Begin at the top of the records below and return each line exactly through the line with "fig.savefig('out.png', dpi=100)". Skip pictures.

** Start SUPPLIED DATA **

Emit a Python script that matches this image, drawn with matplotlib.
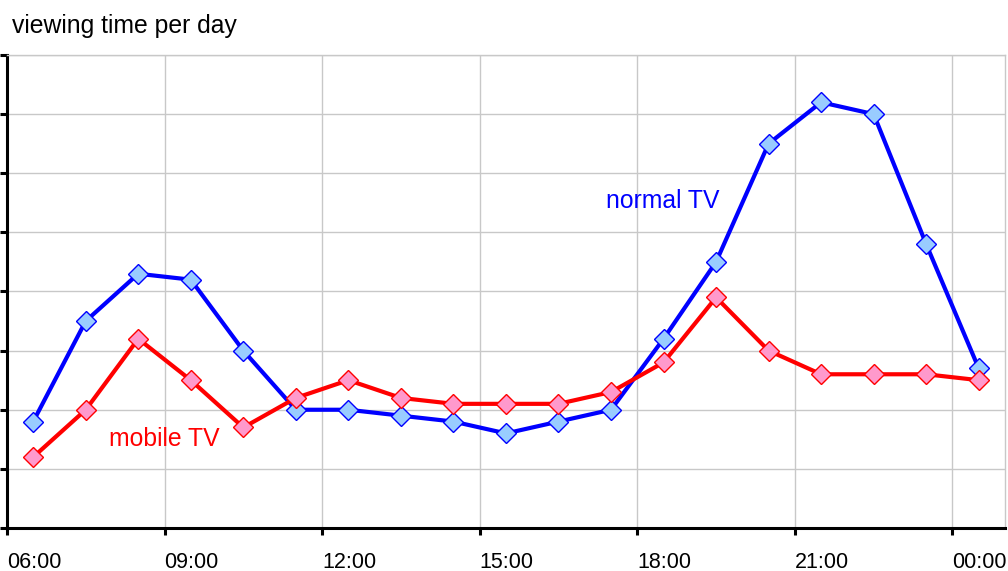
import matplotlib.pyplot as plt
from matplotlib.ticker import FixedLocator

plt.rcParams['font.family'] = ['Liberation Sans', 'DejaVu Sans']

# hours of the day (points sit at the half hour), 24.5 = 00:30
hours = [6.5, 7.5, 8.5, 9.5, 10.5, 11.5, 12.5, 13.5, 14.5, 15.5,
         16.5, 17.5, 18.5, 19.5, 20.5, 21.5, 22.5, 23.5, 24.5]
normal_tv = [1.8, 3.5, 4.3, 4.2, 3.0, 2.0, 2.0, 1.9, 1.8, 1.6,
             1.8, 2.0, 3.2, 4.5, 6.5, 7.2, 7.0, 4.8, 2.7]
mobile_tv = [1.2, 2.0, 3.2, 2.5, 1.7, 2.2, 2.5, 2.2, 2.1, 2.1,
             2.1, 2.3, 2.8, 3.9, 3.0, 2.6, 2.6, 2.6, 2.5]
tick_hours = [6, 9, 12, 15, 18, 21, 24]
tick_labels = ['06:00', '09:00', '12:00', '15:00', '18:00', '21:00', '00:00']

fig = plt.figure(figsize=(10.08, 5.71), dpi=100)
ax = fig.add_axes([0.0069, 0.0753, 0.9901, 0.8284])

# Draw the two series
ax.plot(hours, normal_tv, '-', color='#0000ff', lw=3, marker='D', ms=10.5,
        mfc='#99ccff', mec='#0000ff', mew=1, zorder=3)
ax.plot(hours, mobile_tv, '-', color='#ff0000', lw=3, marker='D', ms=10.5,
        mfc='#ff99cc', mec='#ff0000', mew=1, zorder=4)

ax.set_xlim(6, 25)
ax.set_ylim(0, 8)
ax.xaxis.set_major_locator(FixedLocator(tick_hours))
ax.set_xticklabels(tick_labels, fontsize=15.5, ha='left')
ax.set_yticks(range(0, 9))
ax.set_yticklabels([])
ax.grid(True, color='#c8c8c8', lw=1)
ax.set_axisbelow(True)

for side in ['left', 'bottom']:
    ax.spines[side].set_linewidth(2.2)
    ax.spines[side].set_color('black')
for side in ['top', 'right']:
    ax.spines[side].set_color('#c8c8c8')
    ax.spines[side].set_linewidth(1)
ax.tick_params(axis='both', length=5, width=2.2, color='black')
ax.tick_params(axis='x', pad=12)

ax.text(17.41, 5.53, 'normal TV', color='#0000ff', fontsize=17.8, va='center')
ax.text(7.94, 1.51, 'mobile TV', color='#ff0000', fontsize=17.8, va='center')
fig.text(0.012, 0.9545, 'viewing time per day', fontsize=17.8, va='center')

fig.savefig('out.png', dpi=100)
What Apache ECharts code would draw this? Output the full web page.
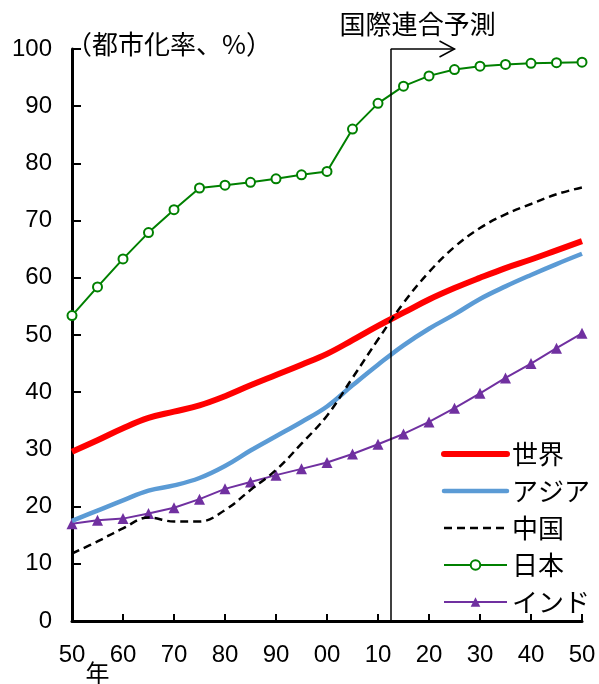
<!DOCTYPE html>
<html><head><meta charset="utf-8">
<script src="https://cdn.jsdelivr.net/npm/echarts@6/dist/echarts.min.js"></script>
<style>html,body{margin:0;padding:0;background:#fff}#c{width:599px;height:684px}</style>
</head><body><div id="c"></div>
<script>
const years = [1950,1955,1960,1965,1970,1975,1980,1985,1990,1995,2000,2005,2010,2015,2020,2025,2030,2035,2040,2045,2050];
const world = [29.6,31.6,33.7,35.5,36.6,37.7,39.3,41.2,43.0,44.8,46.7,49.1,51.6,53.9,56.2,58.2,60.0,61.7,63.2,64.8,66.4];
const asia  = [17.5,19.3,21.1,22.8,23.7,25.0,27.1,29.8,32.3,34.8,37.5,41.2,44.8,48.2,51.1,53.6,56.3,58.5,60.5,62.4,64.2];
const china = [11.8,13.9,16.2,18.1,17.4,17.4,19.4,22.9,26.4,31.0,35.9,42.5,49.2,55.6,61.0,65.4,68.7,71.1,72.9,74.6,75.8];
const japan = [53.4,58.4,63.3,67.9,71.9,75.7,76.2,76.7,77.3,78.0,78.6,86.0,90.5,93.5,95.3,96.4,97.0,97.3,97.5,97.6,97.7];
const india = [17.0,17.6,17.9,18.8,19.8,21.3,23.1,24.3,25.5,26.6,27.7,29.2,30.9,32.7,34.8,37.2,39.8,42.5,45.0,47.7,50.3];
const seriesNames = ['世界','アジア','中国','日本','インド'];
const forecastStart = 2012.5;
const arrowEnd = 2025;
const forecastLabel = '国際連合予測';
const yTitle = '（都市化率、%）';
const xUnit = '年';

const CJK = '"Noto Sans CJK JP", sans-serif';
const NUM = '"Liberation Sans", Arial, sans-serif';
const pair = (arr) => years.map((y,i)=>[y,arr[i]]);

const chart = echarts.init(document.getElementById('c'));
chart.setOption({
  animation:false,
  backgroundColor:'#fff',
  grid:{left:72,right:17,top:49,bottom:63,containLabel:false},
  xAxis:{type:'value',min:1950,max:2050,interval:10,
    axisLine:{onZero:false,lineStyle:{color:'#000',width:3}},
    axisTick:{inside:true,length:7,lineStyle:{color:'#000',width:2}},
    axisLabel:{color:'#000',fontFamily:NUM,fontSize:24,margin:22,
      formatter:v=>String(v%100).padStart(2,'0')},
    splitLine:{show:false}},
  yAxis:{type:'value',min:0,max:100,interval:10,
    axisLine:{show:true,lineStyle:{color:'#000',width:3}},
    axisTick:{show:true,inside:true,length:9,lineStyle:{color:'#000',width:2}},
    axisLabel:{color:'#000',fontFamily:NUM,fontSize:24,margin:20},
    splitLine:{show:false}},
  legend:{orient:'vertical',left:436,top:436,itemWidth:63,itemHeight:12,itemGap:11,
    textStyle:{fontFamily:CJK,fontSize:26,color:'#000'},
    data:[
      {name:seriesNames[0],itemStyle:{opacity:0},lineStyle:{color:'#ff0000',width:6,cap:'round'}},
      {name:seriesNames[1],itemStyle:{opacity:0},lineStyle:{color:'#5B9BD5',width:4.5,cap:'round'}},
      {name:seriesNames[2],itemStyle:{opacity:0},lineStyle:{color:'#000',width:2.5,type:[8,5]}},
      {name:seriesNames[3],lineStyle:{color:'#008000',width:2}},
      {name:seriesNames[4],lineStyle:{color:'#7030A0',width:2}}
    ]},
  series:[
    {name:seriesNames[0],type:'line',data:pair(world),smooth:0.4,showSymbol:false,symbol:'none',
      lineStyle:{color:'#ff0000',width:6},itemStyle:{color:'#ff0000'},z:5,
      markLine:{silent:true,symbol:'none',label:{show:false},
        lineStyle:{color:'#000',width:1.5,type:'solid'},
        data:[[{coord:[forecastStart,100]},{coord:[forecastStart,0]}],
              [{coord:[forecastStart,100]},{coord:[arrowEnd,100]}]]}},
    {name:seriesNames[1],type:'line',data:pair(asia),smooth:0.4,showSymbol:false,symbol:'none',
      lineStyle:{color:'#5B9BD5',width:4.5},itemStyle:{color:'#5B9BD5'},z:4},
    {name:seriesNames[2],type:'line',data:pair(china),smooth:0.4,showSymbol:false,symbol:'none',
      lineStyle:{color:'#000',width:2.5,type:[8,5]},itemStyle:{color:'#000'},z:6},
    {name:seriesNames[3],type:'line',data:pair(japan),symbol:'emptyCircle',symbolSize:9,
      lineStyle:{color:'#008000',width:2},itemStyle:{color:'#008000',borderWidth:2},z:3},
    {name:seriesNames[4],type:'line',data:pair(india),symbol:'triangle',symbolSize:11,
      lineStyle:{color:'#7030A0',width:2},itemStyle:{color:'#7030A0'},z:3}
  ]
});

function addGraphics(){
  const top = chart.convertToPixel({gridIndex:0},[arrowEnd,100]);
  const mid = chart.convertToPixel({gridIndex:0},[(forecastStart+arrowEnd)/2,100]);
  const p50 = chart.convertToPixel({gridIndex:0},[1950,0]);
  const p60 = chart.convertToPixel({gridIndex:0},[1960,0]);
  const p100 = chart.convertToPixel({gridIndex:0},[1950,100]);
  chart.setOption({graphic:[
    {type:'polyline',shape:{points:[[top[0]-15,top[1]-8],[top[0],top[1]],[top[0]-15,top[1]+8]]},
      style:{stroke:'#000',lineWidth:1.5,fill:null},silent:true},
    {type:'text',x:mid[0]-5,y:top[1]-25,style:{text:forecastLabel,fontFamily:CJK,fontSize:26,fill:'#000',align:'center',verticalAlign:'middle'}},
    {type:'text',x:p100[0]-6,y:p100[1]-5,style:{text:yTitle,fontFamily:CJK,fontSize:26,fill:'#000',align:'left',verticalAlign:'middle'}},
    {type:'text',x:(p50[0]+p60[0])/2,y:p50[1]+52,style:{text:xUnit,fontFamily:CJK,fontSize:24,fill:'#000',align:'center',verticalAlign:'middle'}}
  ]});
}
addGraphics();
</script></body></html>
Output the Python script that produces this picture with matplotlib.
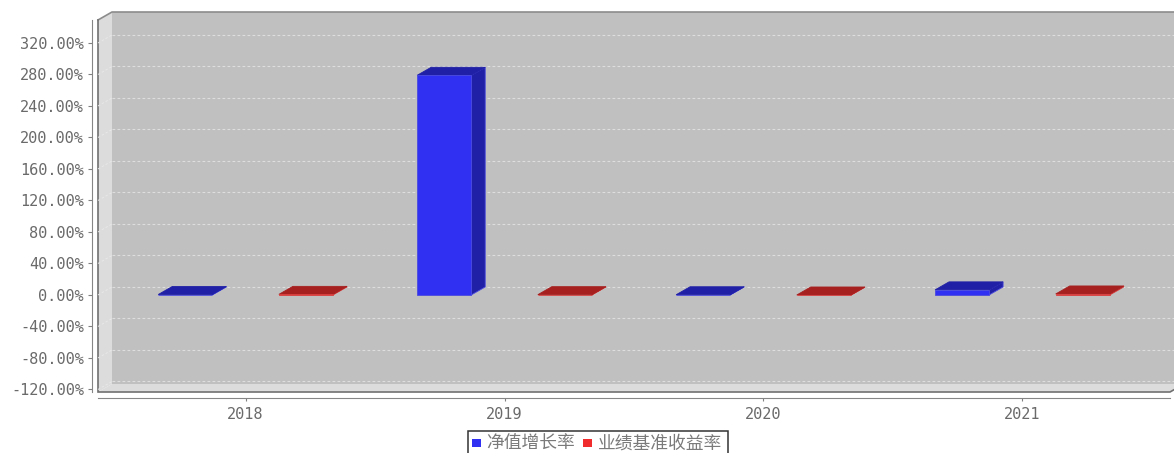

** End SUPPLIED DATA **

EXERCISE OUTPUT -
Emit a Python script that matches this image, drawn with matplotlib.
import matplotlib.pyplot as plt
from matplotlib.ticker import FixedLocator

plt.rcParams['font.family'] = ['Liberation Sans', 'DejaVu Sans']

# hours of the day (points sit at the half hour), 24.5 = 00:30
hours = [6.5, 7.5, 8.5, 9.5, 10.5, 11.5, 12.5, 13.5, 14.5, 15.5,
         16.5, 17.5, 18.5, 19.5, 20.5, 21.5, 22.5, 23.5, 24.5]
normal_tv = [1.8, 3.5, 4.3, 4.2, 3.0, 2.0, 2.0, 1.9, 1.8, 1.6,
             1.8, 2.0, 3.2, 4.5, 6.5, 7.2, 7.0, 4.8, 2.7]
mobile_tv = [1.2, 2.0, 3.2, 2.5, 1.7, 2.2, 2.5, 2.2, 2.1, 2.1,
             2.1, 2.3, 2.8, 3.9, 3.0, 2.6, 2.6, 2.6, 2.5]
tick_hours = [6, 9, 12, 15, 18, 21, 24]
tick_labels = ['06:00', '09:00', '12:00', '15:00', '18:00', '21:00', '00:00']

fig = plt.figure(figsize=(10.08, 5.71), dpi=100)
ax = fig.add_axes([0.0069, 0.0753, 0.9901, 0.8284])

# Draw the two series
ax.plot(hours, normal_tv, '-', color='#0000ff', lw=3, marker='D', ms=10.5,
        mfc='#99ccff', mec='#0000ff', mew=1, zorder=3)
ax.plot(hours, mobile_tv, '-', color='#ff0000', lw=3, marker='D', ms=10.5,
        mfc='#ff99cc', mec='#ff0000', mew=1, zorder=4)

ax.set_xlim(6, 25)
ax.set_ylim(0, 8)
ax.xaxis.set_major_locator(FixedLocator(tick_hours))
ax.set_xticklabels(tick_labels, fontsize=15.5, ha='left')
ax.set_yticks(range(0, 9))
ax.set_yticklabels([])
ax.grid(True, color='#c8c8c8', lw=1)
ax.set_axisbelow(True)

for side in ['left', 'bottom']:
    ax.spines[side].set_linewidth(2.2)
    ax.spines[side].set_color('black')
for side in ['top', 'right']:
    ax.spines[side].set_color('#c8c8c8')
    ax.spines[side].set_linewidth(1)
ax.tick_params(axis='both', length=5, width=2.2, color='black')
ax.tick_params(axis='x', pad=12)

ax.text(17.41, 5.53, 'normal TV', color='#0000ff', fontsize=17.8, va='center')
ax.text(7.94, 1.51, 'mobile TV', color='#ff0000', fontsize=17.8, va='center')
fig.text(0.012, 0.9545, 'viewing time per day', fontsize=17.8, va='center')

fig.savefig('out.png', dpi=100)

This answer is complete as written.